◆ RECORDED INFORMATION:
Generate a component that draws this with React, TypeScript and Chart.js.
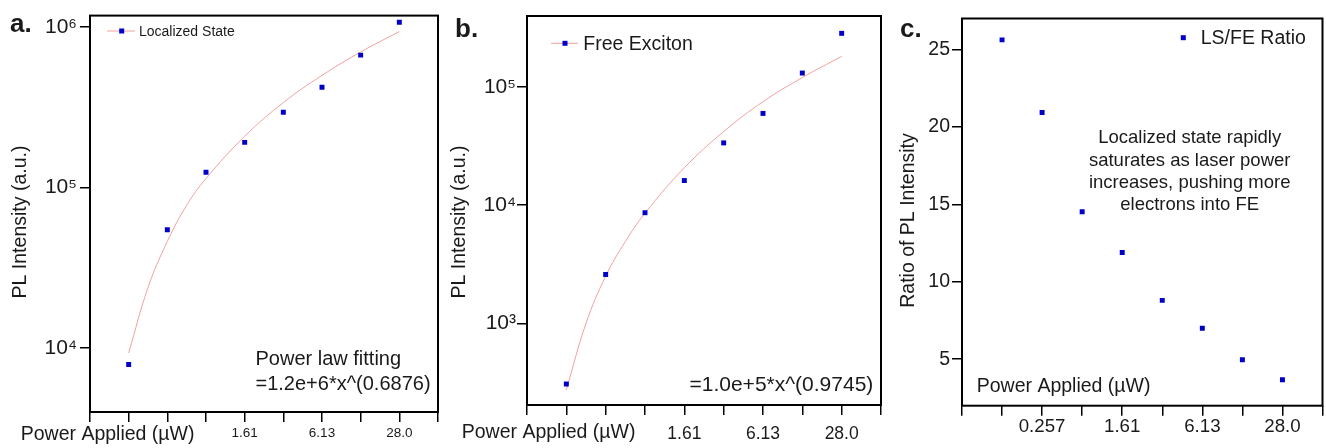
import React, { useEffect, useRef } from 'react';
import { Chart, registerables } from 'chart.js';

Chart.register(...registerables);

const FONT = "'Liberation Sans', Arial, Helvetica, sans-serif";
const TEXT = '#1a1a1a';
const POINT_COLOR = '#0000c8';
const FIT_COLOR = '#f2a0a0';

// ---- data ----
const POSITIONS = [1, 2, 3, 4, 5, 6, 7, 8];
const X_LABELS_AB = ['', '', '', '', '1.61', '', '6.13', '', '28.0', ''];
const X_LABELS_C = ['', '', '0.257', '', '1.61', '', '6.13', '', '28.0', ''];

const LS_VALUES = [7890, 54600, 124600, 191400, 295000, 422000, 670000, 1075000];
const FIT_X = [1, 1.5, 2, 2.5, 3, 4, 5, 6, 7, 8];
const LS_FIT = [9310, 23800, 46200, 77600, 113800, 209000, 339000, 501000, 701000, 940000];

const FE_VALUES = [307, 2591, 8630, 16150, 33620, 59700, 131000, 284000];
const FE_FIT = [274, 1000, 2510, 4920, 8550, 20700, 41900, 75000, 120000, 181500];

const RATIO_VALUES = [25.62, 20.93, 14.52, 11.89, 8.8, 7.0, 4.97, 3.67];

const TICKS_A = [1e4, 1e5, 1e6];
const TICKS_B = [1e3, 1e4, 1e5];
const TICKS_C = [5, 10, 15, 20, 25];

const SUP = '⁰¹²³⁴⁵⁶⁷⁸⁹';
const pow10Label = (v: number) =>
  '10' + String(Math.round(Math.log10(v))).split('').map((d) => SUP[+d]).join('');

type TextItem = {
  t: string;
  x: number;
  y: number;
  size: number;
  align?: CanvasTextAlign;
  base?: CanvasTextBaseline;
  rot?: boolean;
  bold?: boolean;
};
type LegendSpec = {
  ds: number;
  y: number;
  mx: number;
  line?: [number, number];
  tx: number;
  size: number;
};

const makePlugin = (items: TextItem[], legend: LegendSpec) => ({
  id: 'figText',
  afterDraw(chart: any) {
    const ctx: CanvasRenderingContext2D = chart.ctx;
    const a = chart.chartArea;
    ctx.save();
    ctx.strokeStyle = '#000';
    ctx.lineWidth = 2;
    ctx.strokeRect(a.left, a.top, a.right - a.left, a.bottom - a.top);
    ctx.fillStyle = TEXT;
    for (const it of items) {
      ctx.save();
      ctx.font = `${it.bold ? 'bold ' : ''}${it.size}px ${FONT}`;
      ctx.textAlign = it.align || 'left';
      ctx.textBaseline = it.base || 'alphabetic';
      ctx.translate(it.x, it.y);
      if (it.rot) ctx.rotate(-Math.PI / 2);
      ctx.fillText(it.t, 0, 0);
      ctx.restore();
    }
    // legend
    const ds = chart.data.datasets[legend.ds];
    if (legend.line) {
      ctx.strokeStyle = FIT_COLOR;
      ctx.lineWidth = 1;
      ctx.beginPath();
      ctx.moveTo(legend.line[0], legend.y);
      ctx.lineTo(legend.line[1], legend.y);
      ctx.stroke();
    }
    ctx.fillStyle = POINT_COLOR;
    ctx.fillRect(legend.mx - 2.5, legend.y - 2.5, 5, 5);
    ctx.fillStyle = TEXT;
    ctx.font = `${legend.size}px ${FONT}`;
    ctx.textAlign = 'left';
    ctx.textBaseline = 'middle';
    ctx.fillText(ds.label, legend.tx, legend.y + 1);
    ctx.restore();
  },
});

const gridOpts = {
  display: true,
  drawOnChartArea: false,
  drawTicks: true,
  tickLength: 10,
  color: '#000',
  lineWidth: 1.5,
};

const xScale = (labels: string[], height: number, size: number, pad: number) => ({
  type: 'linear',
  min: 0,
  max: labels.length - 1,
  afterBuildTicks: (s: any) => {
    s.ticks = labels.map((_, i) => ({ value: i }));
  },
  afterFit: (s: any) => {
    s.height = height;
  },
  ticks: {
    autoSkip: false,
    maxRotation: 0,
    minRotation: 0,
    padding: pad,
    color: TEXT,
    font: { family: FONT, size },
    callback: (v: number) => labels[Math.round(v)] ?? '',
  },
  grid: gridOpts,
  border: { display: false },
});

const yScale = (
  type: string,
  min: number,
  max: number,
  ticks: number[],
  width: number,
  size: number,
  pad: number,
  fmt: (v: number) => string
) => ({
  type,
  min,
  max,
  afterBuildTicks: (s: any) => {
    s.ticks = ticks.map((v) => ({ value: v }));
  },
  afterFit: (s: any) => {
    s.width = width;
  },
  ticks: {
    padding: pad,
    color: TEXT,
    font: { family: FONT, size },
    callback: (v: number) => fmt(v),
  },
  grid: gridOpts,
  border: { display: false },
});

const pointsDataset = (label: string, values: number[]) => ({
  label,
  data: POSITIONS.map((x, i) => ({ x, y: values[i] })),
  showLine: false,
  pointStyle: 'rect',
  pointRadius: 3.5,
  pointHoverRadius: 3.5,
  backgroundColor: POINT_COLOR,
  borderColor: POINT_COLOR,
  borderWidth: 0,
  order: 1,
});

const fitDataset = (label: string, values: number[]) => ({
  label,
  data: FIT_X.map((x, i) => ({ x, y: values[i] })),
  borderColor: FIT_COLOR,
  borderWidth: 1,
  pointRadius: 0,
  tension: 0.4,
  fill: false,
  order: 2,
});

const baseOptions = (padding: any, scales: any) => ({
  responsive: false,
  maintainAspectRatio: false,
  devicePixelRatio: 1,
  animation: false,
  layout: { padding },
  plugins: { legend: { display: false }, tooltip: { enabled: false }, title: { display: false } },
  scales,
});

const configA = () => ({
  type: 'line',
  data: {
    datasets: [pointsDataset('Localized State', LS_VALUES), fitDataset('Fit', LS_FIT)],
  },
  options: baseOptions(
    { left: 0, right: 7, top: 14, bottom: 0 },
    {
      x: xScale(X_LABELS_AB, 36, 13.5, 3),
      y: yScale('logarithmic', 3987, 1182000, TICKS_A, 90, 21, 3, pow10Label),
    }
  ),
  plugins: [
    makePlugin(
      [
        { t: 'a.', x: 10, y: 32, size: 26, bold: true },
        { t: 'PL Intensity (a.u.)', x: 21, y: 222, size: 19.5, rot: true, align: 'center', base: 'middle' },
        { t: 'Power Applied (\u00b5W)', x: 20.7, y: 435, size: 19.5, base: 'middle' },
        { t: 'Power law fitting', x: 255.5, y: 365, size: 20 },
        { t: '=1.2e+6*x^(0.6876)', x: 255.5, y: 390, size: 20 },
      ],
      { ds: 0, y: 31, mx: 121.7, line: [107, 135], tx: 139, size: 14 }
    ),
  ],
});

const configB = () => ({
  type: 'line',
  data: {
    datasets: [pointsDataset('Free Exciton', FE_VALUES), fitDataset('Fit', FE_FIT)],
  },
  options: baseOptions(
    { left: 0, right: 8, top: 16, bottom: 0 },
    {
      x: xScale(X_LABELS_AB, 43, 17.5, 9),
      y: yScale('logarithmic', 204, 398000, TICKS_B, 82, 21, 1, pow10Label),
    }
  ),
  plugins: [
    makePlugin(
      [
        { t: 'b.', x: 10, y: 36.7, size: 26, bold: true },
        { t: 'PL Intensity (a.u.)', x: 15, y: 222, size: 19.5, rot: true, align: 'center', base: 'middle' },
        { t: 'Power Applied (\u00b5W)', x: 16.7, y: 432.7, size: 19.5, base: 'middle' },
        { t: '=1.0e+5*x^(0.9745)', x: 428.3, y: 390.7, size: 21, align: 'right' },
      ],
      { ds: 0, y: 43.3, mx: 120, line: [106, 133], tx: 138.3, size: 19.5 }
    ),
  ],
});

const configC = () => ({
  type: 'line',
  data: {
    datasets: [pointsDataset('LS/FE Ratio', RATIO_VALUES)],
  },
  options: baseOptions(
    { left: 0, right: 2, top: 18.5, bottom: 0 },
    {
      x: xScale(X_LABELS_C, 42.3, 18.7, 0),
      y: yScale('linear', 2, 27, TICKS_C, 72, 19.5, 2, (v) => String(v)),
    }
  ),
  plugins: [
    makePlugin(
      [
        { t: 'c.', x: 10, y: 36.7, size: 26, bold: true },
        { t: 'Ratio of PL Intensity', x: 19, y: 220.5, size: 19.5, rot: true, align: 'center', base: 'middle' },
        { t: 'Power Applied (\u00b5W)', x: 86.7, y: 391.7, size: 19.5 },
        { t: 'Localized state rapidly', x: 299.7, y: 138.3, size: 18.5, align: 'center', base: 'middle' },
        { t: 'saturates as laser power', x: 299.7, y: 161, size: 18.5, align: 'center', base: 'middle' },
        { t: 'increases, pushing more', x: 299.7, y: 183.3, size: 18.5, align: 'center', base: 'middle' },
        { t: 'electrons into FE', x: 299.7, y: 205, size: 18.5, align: 'center', base: 'middle' },
      ],
      { ds: 0, y: 37.7, mx: 293.3, tx: 310.7, size: 19.5 }
    ),
  ],
});

function Panel({ left, width, config }: { left: number; width: number; config: () => any }) {
  const ref = useRef<HTMLCanvasElement>(null);
  useEffect(() => {
    const chart = new Chart(ref.current as HTMLCanvasElement, config());
    return () => chart.destroy();
  }, []);
  return (
    <canvas
      ref={ref}
      width={width}
      height={448}
      style={{ position: 'absolute', left, top: 0, width, height: 448 }}
    />
  );
}

export default function App() {
  return (
    <div
      style={{
        position: 'absolute',
        left: 0,
        top: 0,
        width: 1326,
        height: 448,
        background: '#fff',
        overflow: 'hidden',
      }}
    >
      <Panel left={0} width={445} config={configA} />
      <Panel left={445} width={445} config={configB} />
      <Panel left={890} width={436} config={configC} />
    </div>
  );
}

◆ OBJECTIVE:
Extract the lines exactly, please: the first line of the listing, the line with "const FIT_COLOR = '#f2a0a0';", and every line between them, but no pictures.

◆ EXERCISE RESULT:
Generate a component that draws this with React, TypeScript and Chart.js.
import React, { useEffect, useRef } from 'react';
import { Chart, registerables } from 'chart.js';

Chart.register(...registerables);

const FONT = "'Liberation Sans', Arial, Helvetica, sans-serif";
const TEXT = '#1a1a1a';
const POINT_COLOR = '#0000c8';
const FIT_COLOR = '#f2a0a0';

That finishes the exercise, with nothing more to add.